Leave out the images; return the rest of the data exactly.

--

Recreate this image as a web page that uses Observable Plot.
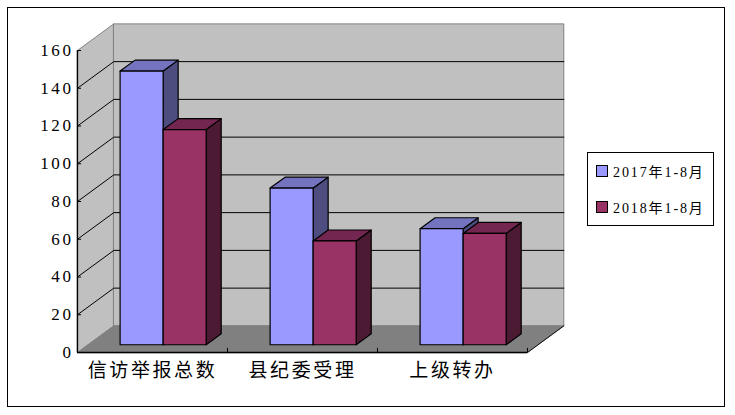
<!DOCTYPE html>
<html>
<head>
<meta charset="utf-8">
<script src="https://cdn.jsdelivr.net/npm/d3@7"></script>
<script src="https://cdn.jsdelivr.net/npm/@observablehq/plot@0.6"></script>
<style>
html,body{margin:0;padding:0;background:#fff;}
#wrap{position:relative;width:735px;height:415px;overflow:hidden;}
#wrap svg{position:absolute;left:0;top:0;background:transparent;}
#frame{position:absolute;left:7px;top:7px;width:716px;height:398px;border:1.5px solid #000;}
#legend{position:absolute;left:587px;top:152px;width:125px;height:72px;border:1.5px solid #000;background:#fff;font:14px "Liberation Serif","Noto Sans CJK SC",serif;color:#000;}
.item{position:absolute;left:8px;display:flex;align-items:center;letter-spacing:1.9px;white-space:nowrap;}
.sw{width:10px;height:10px;border:1px solid #000;margin-right:5px;flex:none;}
.ya text{font-family:"Liberation Serif",serif;letter-spacing:2.6px;}
.xa text{font-family:"Noto Sans CJK SC",sans-serif;letter-spacing:2.6px;}
</style>
</head>
<body>
<div id="wrap"><div id="frame"></div></div>
<script>
const categories = ["信访举报总数", "县纪委受理", "上级转办"];
const seriesNames = ["2017年1-8月", "2018年1-8月"];
const values2017 = [145, 83, 61.5];
const values2018 = [114, 55, 59];
const yTicks = [0, 20, 40, 60, 80, 100, 120, 140, 160];

const faceColors = [
  {front: "#9999ff", top: "#7373bf", side: "#4d4d80"},
  {front: "#993366", top: "#732650", side: "#4d1a33"}
];

// 3-D projection expressed in scale units (x: categories, y: values)
const wallDX = 0.242, wallDY = 14.1;   // depth of the chart box
const barDX = 0.1, barDY = 5.8;        // depth of one bar
const barInX = 0.071, barInY = 4.1;    // bar's front face offset from the front plane
const barW = 0.287;
const yMax = 160;

const P = (pts) => pts.map(([x, y]) => ({x, y}));
const poly = (pts, fill, stroke, strokeWidth = 1) =>
  Plot.line(P(pts), {x: "x", y: "y", fill, stroke, strokeWidth, curve: "linear-closed"});
const seg = (pts, stroke, strokeWidth = 1) =>
  Plot.line(P(pts), {x: "x", y: "y", stroke, strokeWidth});

const marks = [];
// walls and floor
marks.push(poly([[0, 0], [wallDX, wallDY], [wallDX, yMax + wallDY], [0, yMax]], "#c0c0c0", "#808080"));
marks.push(poly([[wallDX, wallDY], [3 + wallDX, wallDY], [3 + wallDX, yMax + wallDY], [wallDX, yMax + wallDY]], "#c0c0c0", "#808080"));
marks.push(poly([[0, 0], [wallDX, wallDY], [3 + wallDX, wallDY], [3, 0]], "#808080", "#808080"));
// gridlines
for (const t of yTicks.slice(1, -1)) {
  marks.push(seg([[0, t], [wallDX, t + wallDY], [3 + wallDX, t + wallDY]], "#000", 1));
}
marks.push(seg([[3, 0], [3 + wallDX, wallDY]], "#000", 0.9));
// bars
categories.forEach((c, i) => {
  [values2017[i], values2018[i]].forEach((v, s) => {
    const x0 = i + 0.5 - barW + barInX + s * barW, x1 = x0 + barW;
    const y0 = barInY, y1 = barInY + v;
    const col = faceColors[s];
    marks.push(poly([[x1, y0], [x1 + barDX, y0 + barDY], [x1 + barDX, y1 + barDY], [x1, y1]], col.side, "#000", 1.2));
    marks.push(poly([[x0, y1], [x1, y1], [x1 + barDX, y1 + barDY], [x0 + barDX, y1 + barDY]], col.top, "#000", 1.2));
    marks.push(poly([[x0, y0], [x1, y0], [x1, y1], [x0, y1]], col.front, "#000", 1.2));
  });
});
// axis lines and inward ticks
marks.push(Plot.ruleX([0], {y1: 0, y2: yMax, stroke: "#000", strokeWidth: 1.3}));
marks.push(Plot.ruleY([0], {x1: 0, x2: 3, stroke: "#000", strokeWidth: 1.3}));
marks.push(Plot.ruleY(yTicks, {x1: 0, x2: 0.027, stroke: "#000"}));
marks.push(Plot.ruleX([1, 2, 3], {y1: 0, y2: 2.2, stroke: "#000"}));
marks.push(Plot.axisY({ticks: yTicks, tickSize: 0, tickPadding: 4, label: null, fontSize: 17, className: "ya", anchor: "left"}));
marks.push(Plot.axisX({ticks: [0.5, 1.5, 2.5], tickFormat: (d) => categories[Math.floor(d)], tickSize: 0, tickPadding: 11, label: null, fontSize: 19, className: "xa", anchor: "bottom"}));

const chart = Plot.plot({
  width: 735, height: 415,
  marginLeft: 77, marginRight: 208, marginTop: 50, marginBottom: 63,
  x: {type: "linear", domain: [0, 3]},
  y: {type: "linear", domain: [0, yMax]},
  style: {background: "transparent", color: "#000"},
  marks
});
const wrap = document.getElementById("wrap");
wrap.appendChild(chart);

const legend = document.createElement("div");
legend.id = "legend";
seriesNames.forEach((n, i) => {
  const it = document.createElement("div");
  it.className = "item";
  it.style.top = (i === 0 ? 8 : 44) + "px";
  const sw = document.createElement("span");
  sw.className = "sw";
  sw.style.background = faceColors[i].front;
  it.appendChild(sw);
  it.appendChild(document.createTextNode(n));
  legend.appendChild(it);
});
wrap.appendChild(legend);
</script>
</body>
</html>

--

SOLUTION.
Recreate this image as a web page that uses Observable Plot.
<!DOCTYPE html>
<html>
<head>
<meta charset="utf-8">
<script src="https://cdn.jsdelivr.net/npm/d3@7"></script>
<script src="https://cdn.jsdelivr.net/npm/@observablehq/plot@0.6"></script>
<style>
html,body{margin:0;padding:0;background:#fff;}
#wrap{position:relative;width:735px;height:415px;overflow:hidden;}
#wrap svg{position:absolute;left:0;top:0;background:transparent;}
#frame{position:absolute;left:7px;top:7px;width:716px;height:398px;border:1.5px solid #000;}
#legend{position:absolute;left:587px;top:152px;width:125px;height:72px;border:1.5px solid #000;background:#fff;font:14px "Liberation Serif","Noto Sans CJK SC",serif;color:#000;}
.item{position:absolute;left:8px;display:flex;align-items:center;letter-spacing:1.9px;white-space:nowrap;}
.sw{width:10px;height:10px;border:1px solid #000;margin-right:5px;flex:none;}
.ya text{font-family:"Liberation Serif",serif;letter-spacing:2.6px;}
.xa text{font-family:"Noto Sans CJK SC",sans-serif;letter-spacing:2.6px;}
</style>
</head>
<body>
<div id="wrap"><div id="frame"></div></div>
<script>
const categories = ["信访举报总数", "县纪委受理", "上级转办"];
const seriesNames = ["2017年1-8月", "2018年1-8月"];
const values2017 = [145, 83, 61.5];
const values2018 = [114, 55, 59];
const yTicks = [0, 20, 40, 60, 80, 100, 120, 140, 160];

const faceColors = [
  {front: "#9999ff", top: "#7373bf", side: "#4d4d80"},
  {front: "#993366", top: "#732650", side: "#4d1a33"}
];

// 3-D projection expressed in scale units (x: categories, y: values)
const wallDX = 0.242, wallDY = 14.1;   // depth of the chart box
const barDX = 0.1, barDY = 5.8;        // depth of one bar
const barInX = 0.071, barInY = 4.1;    // bar's front face offset from the front plane
const barW = 0.287;
const yMax = 160;

const P = (pts) => pts.map(([x, y]) => ({x, y}));
const poly = (pts, fill, stroke, strokeWidth = 1) =>
  Plot.line(P(pts), {x: "x", y: "y", fill, stroke, strokeWidth, curve: "linear-closed"});
const seg = (pts, stroke, strokeWidth = 1) =>
  Plot.line(P(pts), {x: "x", y: "y", stroke, strokeWidth});

const marks = [];
// walls and floor
marks.push(poly([[0, 0], [wallDX, wallDY], [wallDX, yMax + wallDY], [0, yMax]], "#c0c0c0", "#808080"));
marks.push(poly([[wallDX, wallDY], [3 + wallDX, wallDY], [3 + wallDX, yMax + wallDY], [wallDX, yMax + wallDY]], "#c0c0c0", "#808080"));
marks.push(poly([[0, 0], [wallDX, wallDY], [3 + wallDX, wallDY], [3, 0]], "#808080", "#808080"));
// gridlines
for (const t of yTicks.slice(1, -1)) {
  marks.push(seg([[0, t], [wallDX, t + wallDY], [3 + wallDX, t + wallDY]], "#000", 1));
}
marks.push(seg([[3, 0], [3 + wallDX, wallDY]], "#000", 0.9));
// bars
categories.forEach((c, i) => {
  [values2017[i], values2018[i]].forEach((v, s) => {
    const x0 = i + 0.5 - barW + barInX + s * barW, x1 = x0 + barW;
    const y0 = barInY, y1 = barInY + v;
    const col = faceColors[s];
    marks.push(poly([[x1, y0], [x1 + barDX, y0 + barDY], [x1 + barDX, y1 + barDY], [x1, y1]], col.side, "#000", 1.2));
    marks.push(poly([[x0, y1], [x1, y1], [x1 + barDX, y1 + barDY], [x0 + barDX, y1 + barDY]], col.top, "#000", 1.2));
    marks.push(poly([[x0, y0], [x1, y0], [x1, y1], [x0, y1]], col.front, "#000", 1.2));
  });
});
// axis lines and inward ticks
marks.push(Plot.ruleX([0], {y1: 0, y2: yMax, stroke: "#000", strokeWidth: 1.3}));
marks.push(Plot.ruleY([0], {x1: 0, x2: 3, stroke: "#000", strokeWidth: 1.3}));
marks.push(Plot.ruleY(yTicks, {x1: 0, x2: 0.027, stroke: "#000"}));
marks.push(Plot.ruleX([1, 2, 3], {y1: 0, y2: 2.2, stroke: "#000"}));
marks.push(Plot.axisY({ticks: yTicks, tickSize: 0, tickPadding: 4, label: null, fontSize: 17, className: "ya", anchor: "left"}));
marks.push(Plot.axisX({ticks: [0.5, 1.5, 2.5], tickFormat: (d) => categories[Math.floor(d)], tickSize: 0, tickPadding: 11, label: null, fontSize: 19, className: "xa", anchor: "bottom"}));

const chart = Plot.plot({
  width: 735, height: 415,
  marginLeft: 77, marginRight: 208, marginTop: 50, marginBottom: 63,
  x: {type: "linear", domain: [0, 3]},
  y: {type: "linear", domain: [0, yMax]},
  style: {background: "transparent", color: "#000"},
  marks
});
const wrap = document.getElementById("wrap");
wrap.appendChild(chart);

const legend = document.createElement("div");
legend.id = "legend";
seriesNames.forEach((n, i) => {
  const it = document.createElement("div");
  it.className = "item";
  it.style.top = (i === 0 ? 8 : 44) + "px";
  const sw = document.createElement("span");
  sw.className = "sw";
  sw.style.background = faceColors[i].front;
  it.appendChild(sw);
  it.appendChild(document.createTextNode(n));
  legend.appendChild(it);
});
wrap.appendChild(legend);
</script>
</body>
</html>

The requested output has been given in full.